5. The Course of Love by Alain de Bottom

I’m still in the middle of this one, but because it’s so good I had to add it to the list. This novel follows the love story of Rabih and Kirsten. From the early heady stages of love, to marriage, children, and all the hard parts in between. It takes a stab at the mind of those who think they know what their doing and how we as humans interpret love based on passed trauma and circumstance. I have found myself laughing out loud and oohing and ahhing because I can relate so much. So many new thoughts about the ideas of sustaining relationship and how to keep love alive.
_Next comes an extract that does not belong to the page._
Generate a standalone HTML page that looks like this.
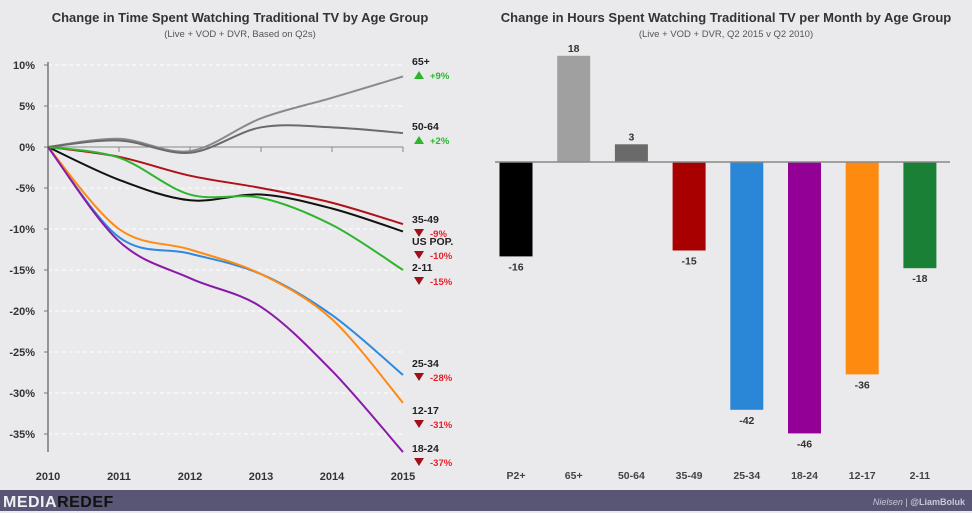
<!DOCTYPE html>
<html><head><meta charset="utf-8"><style>
body{margin:0;width:972px;height:513px;background:#eaeaec;font-family:"Liberation Sans",sans-serif;overflow:hidden}
svg{position:absolute;left:0;top:0}
</style></head><body>
<svg width="972" height="513" viewBox="0 0 972 513">
<rect x="0" y="0" width="972" height="513" fill="#eaeaec"/>
<g id="left"></g>
<g id="right"></g>
<g>
<rect x="0" y="490" width="972" height="21" fill="#585674"/>
<text x="3" y="507" font-size="16" font-weight="bold" fill="#f0f0f0" letter-spacing="0.5">MEDIA<tspan fill="#111">REDEF</tspan></text>
<text x="965" y="505" font-size="9" fill="#c8c8d8" text-anchor="end"><tspan font-style="italic">Nielsen</tspan>  |  <tspan font-weight="bold">@LiamBoluk</tspan></text>
</g>
</svg>
<script>
const years=[2010,2011,2012,2013,2014,2015];
const yTicks=[10,5,0,-5,-10,-15,-20,-25,-30,-35];
const s65=[0,1,-0.5,3.5,6,8.6];
const s5064=[0,0.8,-0.7,2.4,2.4,1.7];
const s3549=[0,-1.2,-3.5,-5,-6.8,-9.4];
const sUS=[0,-4,-6.5,-5.8,-7.5,-10.3];
const s211=[0,-1.3,-5.8,-6.2,-9.5,-15];
const s2534=[0,-11,-13,-15.5,-20.5,-27.8];
const s1217=[0,-10,-12.5,-15.5,-21,-31.2];
const s1824=[0,-11.5,-16,-19.5,-27.3,-37.2];
const barCats=["P2+","65+","50-64","35-49","25-34","18-24","12-17","2-11"];
const barVals=[-16,18,3,-15,-42,-46,-36,-18];
const NS="http://www.w3.org/2000/svg";
function mk(parent,tag,attrs,txt){const e=document.createElementNS(NS,tag);for(const k in attrs)e.setAttribute(k,attrs[k]);if(txt!==undefined)e.textContent=txt;parent.appendChild(e);return e;}
const L=document.getElementById('left'),R=document.getElementById('right');
// Left chart
const xS=y=>48+(y-2010)*71;
const yS=v=>147-v*8.2;
let t=mk(L,'text',{x:240,y:22,'font-size':13,'font-weight':'bold',fill:'#333','text-anchor':'middle'},'Change in Time Spent Watching Traditional  TV by Age Group');

t=mk(L,'text',{x:240,y:37,'font-size':9.5,fill:'#555','text-anchor':'middle'},'(Live + VOD + DVR, Based on Q2s)');

yTicks.forEach(v=>{
 const g=mk(L,'line',{x1:48,x2:403,y1:yS(v),y2:yS(v),stroke:'#fff','stroke-dasharray':'4,3','stroke-width':1});
 
 const tl=mk(L,'text',{x:35,y:yS(v)+4,'font-size':11,'font-weight':'bold',fill:'#333','text-anchor':'end'},v+'%');
 
 const tk=mk(L,'line',{x1:44,x2:48,y1:yS(v),y2:yS(v),stroke:'#777'});
 
});
let a=mk(L,'line',{x1:48,x2:48,y1:62,y2:452,stroke:'#777','stroke-width':1.5});

a=mk(L,'line',{x1:48,x2:403,y1:147,y2:147,stroke:'#888','stroke-width':1});

years.forEach(y=>{
 if(y>2010){const tk=mk(L,'line',{x1:xS(y),x2:xS(y),y1:147,y2:152,stroke:'#888'});}
 const tl=mk(L,'text',{x:xS(y),y:480,'font-size':11,'font-weight':'bold',fill:'#333','text-anchor':'middle'},String(y));
 
});
function path(vals){
 const p=vals.map((v,i)=>[xS(years[i]),yS(v)]);
 let d='M'+p[0][0]+','+p[0][1];
 for(let i=0;i<p.length-1;i++){
  const p0=p[Math.max(0,i-1)],p1=p[i],p2=p[i+1],p3=p[Math.min(p.length-1,i+2)];
  const c1=[p1[0]+(p2[0]-p0[0])/6,p1[1]+(p2[1]-p0[1])/6],c2=[p2[0]-(p3[0]-p1[0])/6,p2[1]-(p3[1]-p1[1])/6];
  d+=' C'+c1+' '+c2+' '+p2;
 }
 return d;
}
const series=[[s65,'#8a8a8a','line-65-plus'],[s5064,'#6a6a6a','line-50-64'],[s3549,'#b01018','line-35-49'],[sUS,'#111','line-us-pop'],[s211,'#2db52d','line-2-11'],[s2534,'#2d8ae0','line-25-34'],[s1217,'#ff8a12','line-12-17'],[s1824,'#8a1aa8','line-18-24']];
series.forEach(s=>{const e=mk(L,'path',{d:path(s[0]),fill:'none',stroke:s[1],'stroke-width':2});});
const labels=[['65+','+9%',true,65],['50-64','+2%',true,130],['35-49','-9%',false,223],['US POP.','-10%',false,245],['2-11','-15%',false,271],['25-34','-28%',false,367],['12-17','-31%',false,414],['18-24','-37%',false,452]];
labels.forEach(l=>{
 const g=mk(L,'g',{});
 mk(g,'text',{x:412,y:l[3],'font-size':10.5,'font-weight':'bold',fill:'#222'},l[0]);
 const y2=l[3]+14;
 if(l[2])mk(g,'path',{d:`M414,${y2} l5,-8 l5,8z`,fill:'#2db52d'});else mk(g,'path',{d:`M414,${y2-8} l10,0 l-5,8z`,fill:'#a01018'});
 mk(g,'text',{x:430,y:y2,'font-size':9.5,'font-weight':'bold',fill:l[2]?'#2db52d':'#e8202a'},l[1]);
});
// Right chart
const base=162,k=5.9;
const bx=i=>516+i*57.7;
t=mk(R,'text',{x:726,y:22,'font-size':13,'font-weight':'bold',fill:'#333','text-anchor':'middle'},'Change in Hours Spent Watching Traditional  TV per Month by Age Group');

t=mk(R,'text',{x:726,y:37,'font-size':9.5,fill:'#555','text-anchor':'middle'},'(Live + VOD + DVR, Q2 2015 v Q2 2010)');

const colors=['#000','#a0a0a0','#6a6a6a','#a80000','#2a86d6','#920096','#ff8a10','#1a8036'];
barVals.forEach((v,i)=>{
 const h=Math.abs(v)*k,y=v>=0?base-h:base;
 const r=mk(R,'rect',{x:bx(i)-16.5,y:y,width:33,height:h,fill:colors[i]});
 
 const tl=mk(R,'text',{x:bx(i),y:v>=0?y-4:y+h+14,'font-size':10.5,'font-weight':'bold',fill:'#333','text-anchor':'middle'},String(v));
 
 const cl=mk(R,'text',{x:bx(i),y:479,'font-size':10.5,'font-weight':'bold',fill:'#444','text-anchor':'middle'},barCats[i]);
 
});
a=mk(R,'line',{x1:495,x2:950,y1:base,y2:base,stroke:'#888','stroke-width':1.5});

</script>
</body></html>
If you are single I think its perfect to reflect on passed relationships and how to navigate situations in the future and if you are in a relationship I think this book is equally is not more important.

6. Beloved by Toni Morrison

My first Toni Morison novel, and a challenging one to start with at that. The book is set in 1987 and inspired by an African American who escaped slavery and killed her child rather than allowing it to be taken back as a slave. This book was haunting. In the story the mother is being haunted by the child she killed. The literature is stunning and incredibly poetic. The account of slavery is painful and unbearable at times but the perseverance told during this trauma is inspiring. Ir is a deeply felt book and very important.